Gangs and Terrorism
In the United States, criminal street gangs are part of the fabric of our everyday society that has been accepted as a known criminal element. What may not be so familiar are the similarities and connections that gangs have with terrorists today. It is hard to imagine that terrorist organizations can mirror traditional gangs, but an overview shows us how these two criminal entities are quite similar.
Gangs and terrorist organizations are non-state actors that operate outside the legal system and in the fringes of society. There have been exceptions, like Hamas, who operates within the Palestinian government, but to operate within legal political establishments is rare. Recruits to gangs and terrorist groups are drawn to the organizations for various reasons, including boredom, pursuit of a cause, wanting to belong, or a belief in a political or religious cause. The persons recruited into these organizations come from the same pool of teens and young men that feel disenfranchised and frustrated with their current situation in life. Some are drawn to the gangs for a sense belonging, while others are drawn to terrorist organizations with the hope of effecting change.

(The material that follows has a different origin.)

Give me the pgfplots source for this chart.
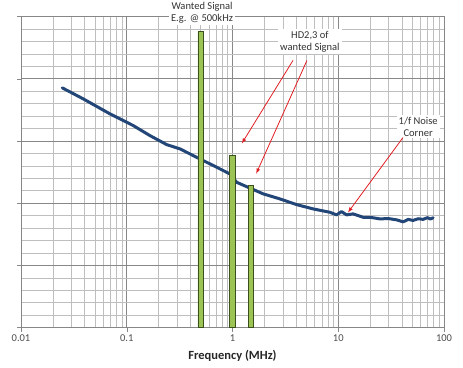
\documentclass[border=0pt]{standalone}
\usepackage{pgfplots}
\pgfplotsset{compat=1.18}
\usepackage{fontspec}
\setmainfont{Carlito}
\definecolor{curve}{RGB}{35,70,120}
\definecolor{barfill}{RGB}{155,196,84}
\definecolor{baredge}{RGB}{60,80,30}
\definecolor{majgrid}{RGB}{135,135,135}
\definecolor{mingrid}{RGB}{190,190,190}
\definecolor{arrowred}{RGB}{225,30,35}
\begin{document}
\begin{tikzpicture}
\path (-21pt,-40pt) rectangle (442pt,327pt);
\begin{axis}[
  at={(0pt,0pt)}, anchor=south west,
  scale only axis, width=423pt, height=311pt,
  xmode=log, xmin=0.01, xmax=100,
  ymin=0, ymax=5,
  xtick={0.01,0.1,1,10,100},
  xticklabels={0.01,0.1,1,10,100},
  ytick={0,1,2,3,4,5}, yticklabels={},
  minor y tick num=4,
  grid=both,
  major grid style={majgrid, line width=0.6pt},
  minor grid style={mingrid, line width=0.6pt},
  axis line style={majgrid, line width=0.8pt},
  tick style={majgrid}, major tick length=4pt, minor tick length=0pt,
  tick align=outside,
  xtick pos=bottom, ytick pos=left,
  tick label style={font=\fontsize{10.5}{12}\selectfont, text=black!70},
  xlabel={\textbf{Frequency (MHz)}},
  xlabel style={font=\fontsize{12.5}{14}\selectfont, text=black!85, yshift=-1pt},
  clip=false,
]
\addplot[curve, line width=3pt, line join=round, line cap=round] coordinates {
(0.02457,3.854) (0.0388,3.677) (0.0694,3.436) (0.1152,3.248) (0.1656,3.087)
(0.2384,2.942) (0.3184,2.873) (0.458,2.738) (0.658,2.605) (0.944,2.471)
(1.094,2.336) (1.950,2.150) (2.806,2.069) (4.036,1.977) (5.79,1.908)
(8.33,1.854) (9.64,1.812) (10.74,1.865) (11.98,1.812) (13.83,1.828)
(17.19,1.773) (20.5,1.770) (24.7,1.748) (30.0,1.752) (35.6,1.732)
(41.1,1.700) (46.0,1.740) (51.0,1.722) (57.0,1.750) (63.4,1.740)
(70.0,1.768) (74.0,1.745) (78.9,1.764)
};
\addplot[ybar, bar width=5.5pt, fill=barfill, draw=baredge, line width=0.8pt] coordinates {
(0.5,4.759) (1.0,2.765) (1.5,2.283)
};
\node[fill=white, align=center, font=\fontsize{10.5}{12}\selectfont, inner sep=2pt, text=black!80] at (rel axis cs:0.428,1.013) {Wanted Signal\\E.g. @ 500kHz};
\node[fill=white, align=center, font=\fontsize{10.5}{12}\selectfont, inner sep=2pt, text=black!80] at (rel axis cs:0.683,0.920) {HD2,3 of\\wanted Signal};
\node[fill=white, align=center, font=\fontsize{10.5}{12}\selectfont, inner sep=2pt, text=black!80] at (rel axis cs:0.939,0.646) {1/f Noise\\Corner};
\draw[arrowred, line width=0.8pt, -latex] (rel axis cs:0.643,0.859) -- (rel axis cs:0.522,0.592);
\draw[arrowred, line width=0.8pt, -latex] (rel axis cs:0.676,0.859) -- (rel axis cs:0.556,0.495);
\draw[arrowred, line width=0.8pt, -latex] (rel axis cs:0.903,0.611) -- (rel axis cs:0.773,0.370);
\end{axis}
\end{tikzpicture}
\end{document}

Terrorist organizations can be found to operate locally, regionally, and internationally. Gangs are also found to operate in these same spheres, with drug cartel operations working in different countries. Both gangs and terrorists employ the use of committing crimes to further their activities. In law enforcement, gangs are monitored for the activities they conduct to further their cause. These activities include the sale of narcotics, extortion, human trafficking, smuggling of weapons, and more recently identity theft. Terrorist organizations commit these same crimes, but they are precursor crimes to their intended terrorist activity. Terrorists commit these crimes to raise funding or to prepare for an attack planned in the future.
As we look to our security in the homeland, it is important to note the similarities in actions of gangs and terrorists to understand the impact of the activities being conducted. Those charged with the safety and security of their hometown need to recognize when an investigation uncovered activities of a gang are for their profit or power, but do not extend beyond being criminal acts. When an investigation reveals that the activities being conducted are in support of a potential terrorist act, those charged with hometown security must be able to develop a broader picture of how the pre-cursor criminal activities of a terrorist group can potentially lead to uncovering of a terrorist plot and affect homeland security.
JIS Case Study
Los Angeles Police Department’s Counter-Terrorism and Criminal Intelligence Bureau
“Counter-Terrorism and Crime Fighting in Los Angeles”
This case was an excellent example of the prison radicalization process, the nexus between street-level crimes and terrorism and how homegrown terrorists are often inspired by ideology and events overseas but have no affiliation with a larger terrorist organization. It also illustrated how local police are the key to identifying terrorism suspects who would not be on the federal law enforcement radar otherwise.
Kevin Lamar James, the leader of this cell, was a former Hoover Street Crip gang member who founded a group while in prison called Jam’iyyat Al-Islam Al-Saheeh, or JIS. While serving a 10-year sentence for robbery and possession of a weapon in prison, James converted a fellow inmate who, once released in 2004, was instructed to recruit others for terrorist operations against the U.S. and Israel. This convert did and, in 2005, the four-person cell actively started researching targets such as military installations, Israeli offices and synagogues and funding their operations through a series of gas station robberies — all orchestrated by James from behind prison walls. It was one of these robberies that led to the cell’s discovery and capture by local police in the summer of 2005. The search warrant that resulted from the robbery of a Torrance, California, gas station led to the discovery of jihadi propaganda and the overarching conspiracy to wage war against the United States. The four men involved were indicted on October 2006. Three of the four, including James, have pled guilty. The fourth was found mentally unfit to stand trial and is in a federal prison facility under psychiatric care. One of the four — the man whom James sent out to recruit others — was the first to be sentenced and received a 22-year federal prison term in
June 2008. During his sentencing hearing, Levar Haney Washington told the judge that the members of JIS waged war against their own country because they opposed U.S. foreign policy in the Middle East and stated that calamities affecting the Muslim world had influenced his outlook. The cell had robbed gas stations because oil is a political symbol, he said.